By Chris S. Nishiwaki January 29, 2024

Brady Williams
Brady Williams
Kyle Johnson

This article originally appeared in the January/February 2024 issue of Seattle magazine.

For all of its culinary reputation, no Seattle restaurant has earned a Michelin star, regarded as the highest praise in the culinary world. This is because the Michelin Guide, responsible for awarding these stars, does not include Seattle in its current scope.

In the last year, Brady Williams has brought notable and accomplished chefs and restaurateurs from out of town that have earned Michelin stars, in some cases multiple stars, including Jeremiah Stone and Fabián von Hauske Valtierra of Contra, Christopher Kostow of The Restaurant at Meadowood, Carlo Mirarchi of Blanca, as well as Andres Giraldo Florez of Snail Bar, Nate Ready, formerly of The French Laundry and currently at Hiyu Wine Farm, Jay Blackinton of Houlme, Liz Johnson of Horses, pastry chef and consultant Matthew Tinder, Johnny Ortiz and Maida Branch of Shed, and celebrity chef Mei Lin of Daybird.

Beans and Tendons
Kyle Johnson

Ortiz, for example, drove from his New Mexico home and foraged ingredients for his residency at Tomo along the way.

“We bring in Johnny Ortiz who lives on the land of his ancestors, he forages everything himself,” Williams says. “The people who come to dinners like that, get it. The people who come to this know or trust us.”

The culinary world is paying attention. National and international media such as the Robb Report and Esquire have recognized Williams and his restaurant Tomo, in the unlikely fine-dining destination in a former adult video store in White Center, as one of its best new restaurants. But don’t use the words “Tomo” and “fine dining” in the same sentence.

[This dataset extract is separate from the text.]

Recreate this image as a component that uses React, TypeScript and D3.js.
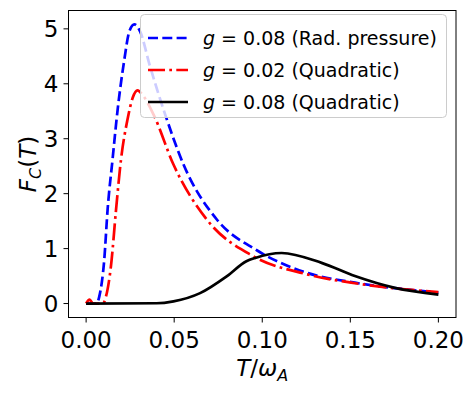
import React from 'react';
import * as d3 from 'd3';

const blueT = [0, 0.006, 0.0075, 0.0103, 0.0122, 0.015, 0.0179, 0.0217, 0.0245, 0.0274, 0.0307, 0.036, 0.0449, 0.0553, 0.0742, 0.0969, 0.1243, 0.1526, 0.181, 0.2];
const blueF = [0, 0, 0.13, 0.8, 1.71, 2.62, 3.53, 4.44, 4.95, 5.08, 4.95, 4.35, 3.44, 2.53, 1.53, 0.97, 0.57, 0.38, 0.26, 0.2];

const redT = [0, 0.002, 0.004, 0.0095, 0.0113, 0.0141, 0.017, 0.0198, 0.0235, 0.0265, 0.0292, 0.032, 0.0383, 0.0496, 0.0685, 0.095, 0.1243, 0.1526, 0.181, 0.2];
const redF = [0, 0.07, 0, 0, 0.13, 0.68, 1.71, 2.62, 3.35, 3.75, 3.88, 3.8, 3.44, 2.53, 1.53, 0.86, 0.54, 0.37, 0.26, 0.21];

const blackT = [0, 0.04, 0.0496, 0.0647, 0.08, 0.091, 0.096, 0.111, 0.1337, 0.1526, 0.1753, 0.2];
const blackF = [0, 0.005, 0.04, 0.19, 0.5, 0.77, 0.83, 0.92, 0.74, 0.5, 0.285, 0.164];

const xTicks = [0, 0.05, 0.1, 0.15, 0.2];
const yTicks = [0, 1, 2, 3, 4, 5];

const series = [
  { label: '0.08', tag: '(Rad. pressure)', T: blueT, F: blueF, color: '#0000ff', dash: '10,4.3' },
  { label: '0.02', tag: '(Quadratic)', T: redT, F: redF, color: '#ff0000', dash: '17,4.3,2.7,4.3' },
  { label: '0.08', tag: '(Quadratic)', T: blackT, F: blackF, color: '#000000', dash: null },
];

const W = 476, H = 393;
const left = 68.5, right = 456, top = 10.5, bottom = 317.5;
const font = 'DejaVu Sans, sans-serif';

export default function App() {
  const x = d3.scaleLinear().domain([-0.01, 0.21]).range([left, right]);
  const y = d3.scaleLinear().domain([-0.254, 5.334]).range([bottom, top]);

  const line = d3.line<[number, number]>()
    .x(d => x(d[0]))
    .y(d => y(d[1]))
    .curve(d3.curveMonotoneX);

  const lg = { x: 140.5, y: 14.5, w: 306, h: 103 };

  return (
    <div style={{ position: 'absolute', left: 0, top: 0 }}>
      <svg width={W} height={H} style={{ display: 'block', background: '#fff' }}>
        <defs>
          <clipPath id="plot">
            <rect x={left} y={top} width={right - left} height={bottom - top} />
          </clipPath>
        </defs>

        <g clipPath="url(#plot)">
          {series.map((s, i) => (
            <path
              key={i}
              d={line(s.T.map((t, j) => [t, s.F[j]] as [number, number])) || ''}
              fill="none"
              stroke={s.color}
              strokeWidth={2.7}
              strokeDasharray={s.dash || undefined}
            />
          ))}
        </g>

        <rect x={left} y={top} width={right - left} height={bottom - top} fill="none" stroke="#000" strokeWidth={1} />

        {xTicks.map(t => (
          <g key={t} transform={`translate(${x(t)},${bottom})`}>
            <line y2={5} stroke="#000" />
            <text y={30} textAnchor="middle" fontFamily={font} fontSize={23} fill="#000">{t.toFixed(2)}</text>
          </g>
        ))}
        {yTicks.map(t => (
          <g key={t} transform={`translate(${left},${y(t)})`}>
            <line x2={-5} stroke="#000" />
            <text x={-10} dy="0.35em" textAnchor="end" fontFamily={font} fontSize={23} fill="#000">{t}</text>
          </g>
        ))}

        <text x={(left + right) / 2} y={376} textAnchor="middle" fontFamily={font} fontSize={23} fill="#000">
          <tspan fontStyle="italic">T</tspan>/<tspan fontStyle="italic">ω</tspan>
          <tspan fontStyle="italic" fontSize={16} dy={5}>A</tspan>
        </text>

        <text transform={`translate(36,${(top + bottom) / 2}) rotate(-90)`} textAnchor="middle" fontFamily={font} fontSize={23} fill="#000">
          <tspan fontStyle="italic">F</tspan>
          <tspan fontStyle="italic" fontSize={16} dy={5}>C</tspan>
          <tspan dy={-5}>(</tspan>
          <tspan fontStyle="italic">T</tspan>
          <tspan>)</tspan>
        </text>

        <g>
          <rect x={lg.x} y={lg.y} width={lg.w} height={lg.h} rx={4} fill="#fff" fillOpacity={0.8} stroke="#cccccc" strokeWidth={1} />
          {series.map((s, i) => {
            const cy = 38 + i * 32;
            return (
              <g key={i}>
                <line x1={148} x2={188} y1={cy} y2={cy} stroke={s.color} strokeWidth={2.7} strokeDasharray={s.dash || undefined} />
                <text x={203} y={cy} dy="0.35em" fontFamily={font} fontSize={19} fill="#000">
                  <tspan fontStyle="italic">g</tspan>
                  <tspan> = {s.label} {s.tag}</tspan>
                </text>
              </g>
            );
          })}
        </g>
      </svg>
    </div>
  );
}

“We’ve been hesitant to call it fine dining for what that conjures,” Williams says. “We are all about the food and the product, the wine, the service, the cocktails. Delivering that without the frills. In that sense, we are not a true fine-dining restaurant. That can be a polarizing expectation for some people.”

Williams moved around the country as a child, first as his parents were pursuing their careers and later as a teen, when he was playing ice hockey competitively, including a brief stint in Seattle.

The eight years he has been in Seattle now is the longest he has lived anywhere. After more than five years as the head chef at Seattle institution Canlis, Williams left to open Tomo, now in business for slightly more than two years.

Brady saucing
Ben Yan

He intends to stick around a lot longer. Michelin stars for Tomo be damned, he remains focused on delivering tasting menus as well as a la carte dishes inspired by cooking experiences from his grandmother’s Japanese heritage to his parents’ experience operating casual diners, to his 2 Michelin star experience at Brooklyn’s Blanca, to his experience at Canlis.

He also wants to raise his 1-year old daughter, Mina Tiger, with his life partner and managing partner at Tomo, Jessica Powers.

“The reason I stayed here was my time at Canlis,” Williams says. “The place became my home for the last six, seven years. And now I am striking out on my own with a thing that is uniquely me. Making Seattle home is a significant move for me. I’ve had two kids in two years: a restaurant and a sweet little girl.”